Sans doute, d’ici à quelques années, l’enseignement mutuel sera appliqué à tout ce qui s’apprend ; mais, prenant les choses dans leur état actuel, je voudrais que les jeunes filles étudiassent le latin comme les petits garçons ; le latin est bon parce qu’il apprend à s’ennuyer ; avec le latin, l’histoire, les mathématiques, la connaissance des plantes utiles comme nourriture ou comme remède, ensuite la logique et les sciences morales, etc. La danse, la musique et le dessin doivent se commencer à cinq ans.

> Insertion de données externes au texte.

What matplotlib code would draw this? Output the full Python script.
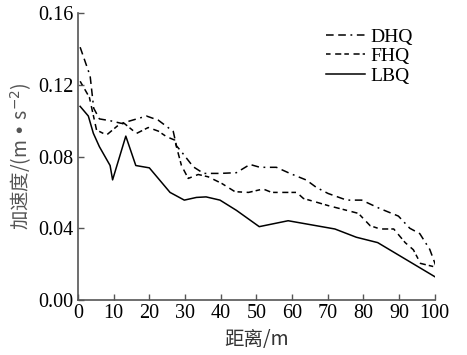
import numpy as np
import matplotlib.pyplot as plt
from matplotlib.ticker import FormatStrFormatter

# 数据
dhq_x = [0.6, 3.4, 4.4, 6.0, 9.0, 12.2, 19.2, 22.5, 26.7, 27.6, 29.0, 32.3, 35.2, 39.8, 44.4,
         48.2, 51.0, 55.6, 59.4, 64.0, 66.8, 70.1, 75.3, 79.5, 84.6, 89.8, 93.0, 95.8, 98.6, 100.5]
dhq_y = [0.141, 0.125, 0.107, 0.101, 0.100, 0.0985, 0.1026, 0.1003, 0.094, 0.086, 0.0827, 0.0743,
         0.0706, 0.0706, 0.0710, 0.0756, 0.0740, 0.0740, 0.0706, 0.0669, 0.0628, 0.0594, 0.0557,
         0.0557, 0.0510, 0.0468, 0.0400, 0.0370, 0.0282, 0.018]

fhq_x = [0.6, 3.2, 5.2, 8.0, 11.0, 12.9, 16.4, 19.7, 22.5, 24.8, 27.1, 29.0, 30.9, 33.7, 36.5,
         40.3, 44.0, 47.8, 51.9, 54.3, 61.3, 63.2, 66.4, 70.2, 75.3, 78.6, 81.9, 84.7, 88.5, 91.7,
         94.0, 96.0, 99.7]
fhq_y = [0.122, 0.113, 0.0948, 0.092, 0.097, 0.0986, 0.0929, 0.0962, 0.0942, 0.0911, 0.0892,
         0.075, 0.0678, 0.070, 0.0687, 0.065, 0.0604, 0.060, 0.0619, 0.060, 0.060, 0.0566, 0.0548,
         0.0526, 0.050, 0.0483, 0.0414, 0.0396, 0.0396, 0.032, 0.028, 0.0204, 0.0186]

lbq_x = [0.6, 2.9, 4.3, 6.0, 9.0, 9.7, 13.4, 16.2, 20.0, 25.8, 29.8, 33.2, 35.9, 39.8, 44.4,
         50.8, 58.9, 72.0, 78.0, 84.0, 100.0]
lbq_y = [0.108, 0.1026, 0.093, 0.0855, 0.075, 0.067, 0.0914, 0.075, 0.0737, 0.060, 0.0557,
         0.0572, 0.0575, 0.0557, 0.050, 0.0409, 0.0442, 0.0396, 0.035, 0.032, 0.013]

x_ticks = list(range(0, 101, 10))
y_ticks = [0.00, 0.04, 0.08, 0.12, 0.16]

plt.rcParams['font.family'] = ['Liberation Serif', 'Noto Sans CJK SC']
plt.rcParams['font.size'] = 14

fig = plt.figure(figsize=(4.67, 3.55), dpi=100)
ax = fig.add_axes([0.167, 0.155, 0.764, 0.808])

ax.plot(dhq_x, dhq_y, color='black', lw=1.1, linestyle=(0, (5, 3, 5, 3, 1.2, 3)), label='DHQ')
ax.plot(fhq_x, fhq_y, color='black', lw=1.1, linestyle=(0, (3, 3, 4, 2)), label='FHQ')
ax.plot(lbq_x, lbq_y, color='black', lw=1.1, linestyle='-', label='LBQ')

ax.set_xlim(0, 100)
ax.set_ylim(0, 0.16)
ax.set_xticks(x_ticks)
ax.set_yticks(y_ticks)
ax.yaxis.set_major_formatter(FormatStrFormatter('%.2f'))

for s in ['top', 'right']:
    ax.spines[s].set_visible(False)
for s in ['left', 'bottom']:
    ax.spines[s].set_color('#555555')
    ax.spines[s].set_linewidth(1.2)
ax.tick_params(direction='in', length=4, width=1, color='#555555', labelsize=14.5, pad=3)

ax.set_xlabel('距离/m', family=['Noto Sans CJK SC'], fontsize=14, color='#333333', labelpad=4)
ax.set_ylabel('加速度/(m • s$^{-2}$)', family=['Noto Sans CJK SC'], fontsize=14, color='#555555', labelpad=3)

ax.legend(loc='upper right', bbox_to_anchor=(0.96, 0.975), frameon=False, handlelength=2.0,
          handletextpad=0.3, labelspacing=0.1, borderaxespad=0, fontsize=14)

fig.savefig('out.png', dpi=100)
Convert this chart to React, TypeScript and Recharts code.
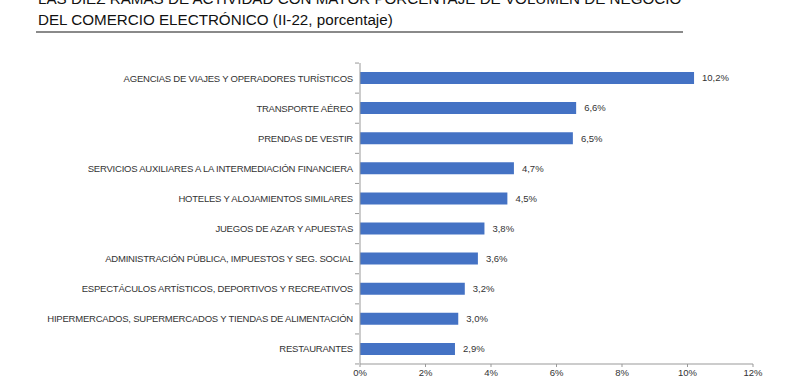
import React from "react";
import { BarChart, Bar, XAxis, YAxis, LabelList } from "recharts";

const categories = [
  "AGENCIAS DE VIAJES Y OPERADORES TURÍSTICOS",
  "TRANSPORTE AÉREO",
  "PRENDAS DE VESTIR",
  "SERVICIOS AUXILIARES A LA INTERMEDIACIÓN FINANCIERA",
  "HOTELES  Y ALOJAMIENTOS SIMILARES",
  "JUEGOS DE AZAR Y APUESTAS",
  "ADMINISTRACIÓN PÚBLICA, IMPUESTOS Y SEG. SOCIAL",
  "ESPECTÁCULOS ARTÍSTICOS, DEPORTIVOS Y RECREATIVOS",
  "HIPERMERCADOS, SUPERMERCADOS Y TIENDAS DE ALIMENTACIÓN",
  "RESTAURANTES",
];
const values = [10.2, 6.6, 6.5, 4.7, 4.5, 3.8, 3.6, 3.2, 3.0, 2.9];
const xTicks = [0, 2, 4, 6, 8, 10, 12];
const titleLines = [
  "LAS DIEZ RAMAS DE ACTIVIDAD CON MAYOR PORCENTAJE DE VOLUMEN DE NEGOCIO",
  "DEL COMERCIO ELECTRÓNICO (II-22, porcentaje)",
];

const data = categories.map((name, i) => ({ name, value: values[i] }));
const FONT = "'Liberation Sans', Arial, sans-serif";
const fmt = (v: number) => v.toFixed(1).replace(".", ",") + "%";

const CatTick = (props: any) => {
  const { x, y, payload, index } = props;
  const half = 15;
  const ax = x + 7;
  return (
    <g>
      <text x={x + 1} y={y} dy={3.5} textAnchor="end" fontSize={9.5} letterSpacing={-0.22} fill="#333" fontFamily={FONT}>
        {payload.value}
      </text>
      <line x1={ax - 4} x2={ax} y1={y - half} y2={y - half} stroke="#999" />
      {index === categories.length - 1 && (
        <line x1={ax - 4} x2={ax} y1={y + half} y2={y + half} stroke="#999" />
      )}
    </g>
  );
};

export default function App() {
  return (
    <div style={{ position: "absolute", left: 0, top: 0, width: 800, height: 380, background: "#fff", fontFamily: FONT }}>
      <div style={{ position: "absolute", left: 38, top: -12, fontSize: 15.2, lineHeight: "21px", color: "#111", whiteSpace: "nowrap" }}>
        <div>{titleLines[0]}</div>
        <div>{titleLines[1]}</div>
      </div>
      <div style={{ position: "absolute", left: 36, top: 31, width: 647, height: 2, background: "#8a8a8a" }} />
      <div style={{ position: "absolute", left: 0, top: 0 }}>
        <BarChart
          width={800}
          height={380}
          data={data}
          layout="vertical"
          margin={{ top: 63, right: 47, bottom: 0, left: 0 }}
          barCategoryGap={0}
        >
          <XAxis
            type="number"
            domain={[0, 12]}
            ticks={xTicks}
            tickFormatter={(v: number) => v + "%"}
            height={16}
            axisLine={{ stroke: "#999" }}
            tickLine={{ stroke: "#999" }}
            tickSize={3}
            tick={{ fontSize: 9.5, fill: "#333", fontFamily: FONT }}
            interval={0}
          />
          <YAxis
            type="category"
            dataKey="name"
            width={360}
            axisLine={{ stroke: "#999" }}
            tickLine={false}
            tick={<CatTick />}
            interval={0}
          />
          <Bar dataKey="value" fill="#4472C4" barSize={12} isAnimationActive={false}>
            <LabelList
              dataKey="value"
              position="right"
              offset={8}
              formatter={(v: any) => fmt(Number(v))}
              style={{ fontSize: 9.5, fill: "#333", fontFamily: FONT }}
            />
          </Bar>
        </BarChart>
      </div>
    </div>
  );
}
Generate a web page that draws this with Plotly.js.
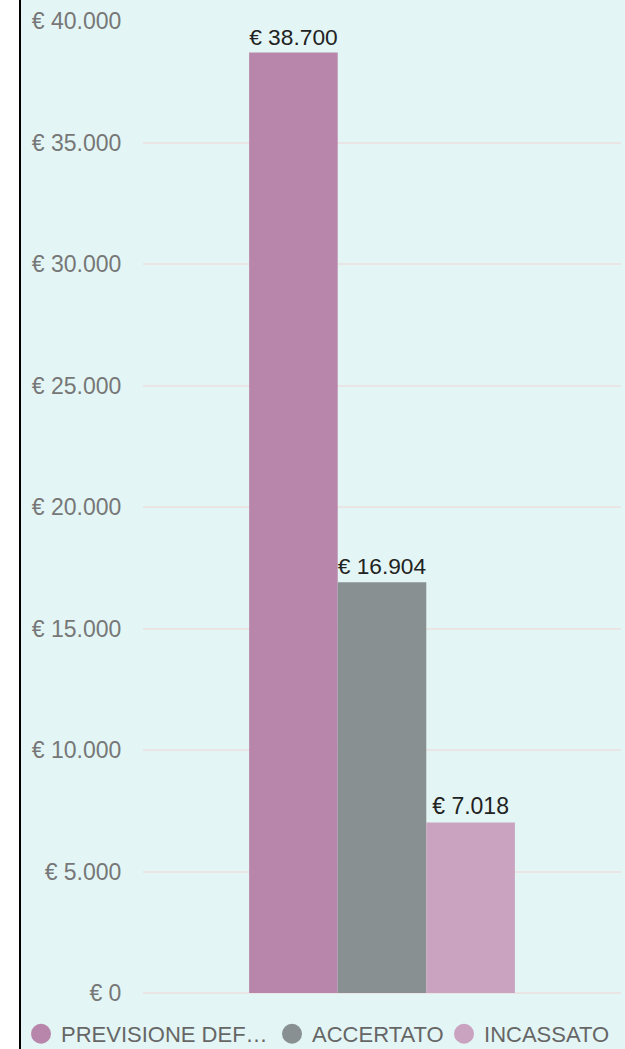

  1. Mon cher élève, monsieur votre père a de la tendresse pour vous ; c’est ce qui fait qu’il me donne quarante francs par mois pour que je vous apprenne les mathématiques, le dessin, en un mot à gagner de quoi vivre. Si vous aviez froid faute d’un petit manteau, monsieur votre père souffrirait. Il souffrirait parce qu’il a de la sympathie, etc., etc. Mais, quand vous aurez dix-huit ans, il faudra que vous gagniez vous-même l’argent nécessaire pour acheter ce manteau. Monsieur votre père a, dit-on, vingt-cinq mille livres de rente ; mais vous êtes quatre enfants, donc il faudra vous déshabituer de la voiture dont vous jouissez chez monsieur votre père, etc., etc.